From d26bc965ad820aa999fbb3ccaa2444b560f98d6d Mon Sep 17 00:00:00 2001
From: Jehan <jehan@girinstud.io>
Date: Wed, 17 Mar 2021 21:32:49 +0100
Subject: [PATCH] src: drop the SURE_YES confidence for character distribution
 probers.

Some probers are based on character distribution analysis. Though it is
still relevant detection logics, we also know that it is a lot less
subtle than sequence distribution.

Therefore let's give a good confidence for a text passing such analysis,
yet not a near perfect one, thus leaving some chance for other probers.
In particular, we can definitely consider that if some text gets over
0.7 on sequence distribution analysis, this is a very likely candidate.

I had the case with the Finnish UTF-8 test which was passing (UTF-8,
Finnish) detection with a staggering 0.86 confidence, yet was overrided
by UHC (EUC-KR). This used to not be a problem when nsMBCSGroupProber
would check the UTF-8 prober first and stop there with just some basic
encoding detection. Now that we go further and return all relevant
candidates, some simpler detection algorithm which always return
too-good confidence is not the best idea.
---
 src/CharDistribution.cpp | 2 +-
 1 file changed, 1 insertion(+), 1 deletion(-)
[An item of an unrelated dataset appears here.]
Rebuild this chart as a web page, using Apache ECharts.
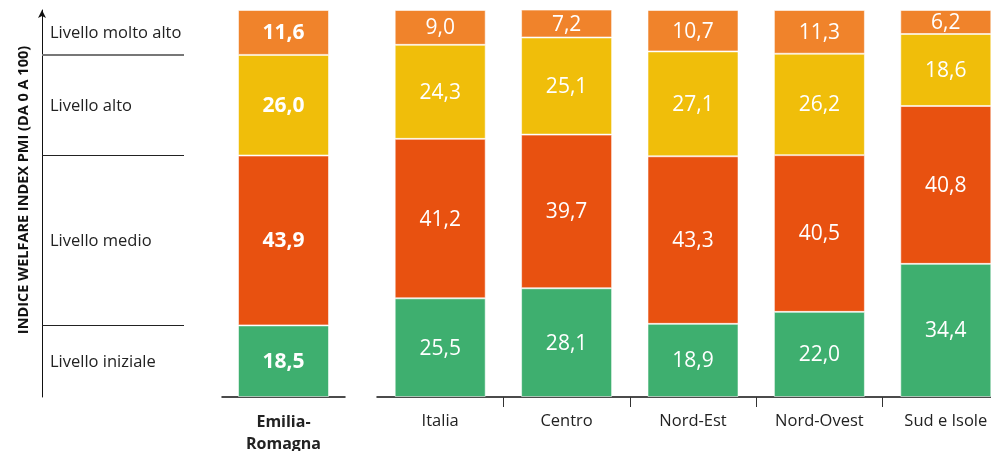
<!DOCTYPE html>
<html>
<head>
<meta charset="utf-8">
<script src="https://cdn.jsdelivr.net/npm/echarts@6/dist/echarts.min.js"></script>
<style>
  html, body { margin: 0; padding: 0; background: #fff; }
  #chart { width: 991px; height: 451px; }
</style>
</head>
<body>
<div id="chart"></div>
<script>
// Welfare index levels (percent of companies), Emilia-Romagna vs. national areas
const regionName = 'Emilia-Romagna';
const regionValues = [18.5, 43.9, 26.0, 11.6]; // iniziale, medio, alto, molto alto

const areas = ['Italia', 'Centro', 'Nord-Est', 'Nord-Ovest', 'Sud e Isole'];
const iniziale  = [25.5, 28.1, 18.9, 22.0, 34.4];
const medio     = [41.2, 39.7, 43.3, 40.5, 40.8];
const alto      = [24.3, 25.1, 27.1, 26.2, 18.6];
const moltoAlto = [9.0, 7.2, 10.7, 11.3, 6.2];

const levelNames = ['Livello iniziale', 'Livello medio', 'Livello alto', 'Livello molto alto'];
const levelColors = ['#3EAF6F', '#E85110', '#F0BE0A', '#F0832B'];
const axisTitle = 'INDICE WELFARE INDEX PMI (DA 0 A 100)';

const FONT = "'Open Sans', sans-serif";
const fmt = v => v.toFixed(1).replace('.', ',');

// cumulative boundaries of the regional bar, used for the level scale on the left
const bounds = [];
let acc = 0;
regionValues.forEach(v => { acc += v; bounds.push(Math.round(acc * 10) / 10); });

function barSeries(data, idx, axisIdx, bold) {
  return {
    type: 'bar',
    stack: 's' + axisIdx,
    xAxisIndex: axisIdx,
    yAxisIndex: axisIdx,
    barWidth: 91,
    data: data,
    itemStyle: { color: levelColors[idx], borderColor: 'rgba(255,255,255,0.55)', borderWidth: 1 },
    label: {
      show: true,
      position: 'inside',
      offset: [0, 1],
      color: '#fff',
      fontFamily: FONT,
      fontSize: 21,
      fontWeight: bold ? 'bold' : 'normal',
      formatter: p => fmt(p.value)
    }
  };
}

const chart = echarts.init(document.getElementById('chart'));

const series = [];
regionValues.forEach((v, i) => series.push(barSeries([v], i, 0, true)));
[iniziale, medio, alto, moltoAlto].forEach((arr, i) => series.push(barSeries(arr, i, 1, false)));

// level scale on the left
const lower = [0].concat(bounds.slice(0, 3));
series.push({
  type: 'line',
  xAxisIndex: 2,
  yAxisIndex: 2,
  data: [],
  silent: true,
  markLine: {
    symbol: 'none',
    silent: true,
    label: { show: false },
    data: bounds.slice(0, 3).map((b, i) => ({
      yAxis: b,
      lineStyle: i === 2
        ? { color: '#777', width: 2, type: 'solid' }
        : { color: '#222', width: 1, type: 'solid' }
    }))
  },
  markArea: {
    silent: true,
    itemStyle: { color: 'rgba(0,0,0,0)' },
    label: {
      position: 'insideLeft',
      distance: 8,
      offset: [0, 1],
      color: '#222',
      fontFamily: FONT,
      fontSize: 16.5
    },
    data: levelNames.map((n, i) => [
      { name: n, yAxis: lower[i] },
      { yAxis: bounds[i] }
    ])
  }
});

chart.setOption({
  animation: false,
  backgroundColor: '#fff',
  grid: [
    { left: 222, width: 123, top: 10, bottom: 54, outerBoundsMode: 'none' },
    { left: 377, width: 632, top: 10, bottom: 54, outerBoundsMode: 'none' },
    { left: 42, width: 142, top: 10, bottom: 54, outerBoundsMode: 'none' }
  ],
  xAxis: [
    {
      type: 'category', gridIndex: 0, data: [regionName],
      axisLine: { lineStyle: { color: '#111', width: 1.5 } },
      axisTick: { show: false },
      axisLabel: {
        margin: 14, color: '#222', fontFamily: FONT, fontSize: 16, fontWeight: 'bold',
        lineHeight: 22, formatter: v => v.replace('-', '-\n')
      }
    },
    {
      type: 'category', gridIndex: 1, data: areas,
      axisLine: { lineStyle: { color: '#111', width: 1.5 } },
      axisTick: { show: true, length: 10, interval: i => i > 0, lineStyle: { color: '#333' } },
      axisLabel: { margin: 16, color: '#222', fontFamily: FONT, fontSize: 16.5 }
    },
    { type: 'category', gridIndex: 2, data: [''], show: false }
  ],
  yAxis: [
    { type: 'value', gridIndex: 0, min: 0, max: 100, show: false },
    { type: 'value', gridIndex: 1, min: 0, max: 100, show: false },
    {
      type: 'value', gridIndex: 2, min: 0, max: 100,
      axisLine: { show: true, symbol: ['none', 'arrow'], symbolSize: [6, 8], lineStyle: { color: '#111', width: 1 } },
      axisTick: { show: false },
      axisLabel: { show: false },
      splitLine: { show: false }
    }
  ],
  graphic: [{
    type: 'text',
    x: 24, y: 190,
    rotation: Math.PI / 2,
    style: {
      text: axisTitle,
      fill: '#111',
      font: "bold 14.5px 'Open Sans', sans-serif",
      textAlign: 'center',
      textVerticalAlign: 'middle'
    }
  }],
  series: series
});
</script>
</body>
</html>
diff --git a/src/CharDistribution.cpp b/src/CharDistribution.cpp
index 488d9bc..dbe6fc3 100644
--- a/src/CharDistribution.cpp
+++ b/src/CharDistribution.cpp
@@ -43,7 +43,7 @@
 #include "EUCTWFreq.tab"
 #include "GB2312Freq.tab"
 
-#define SURE_YES 0.99f
+#define SURE_YES 0.7f
 #define SURE_NO  0.01f
 
 //return confidence base on received data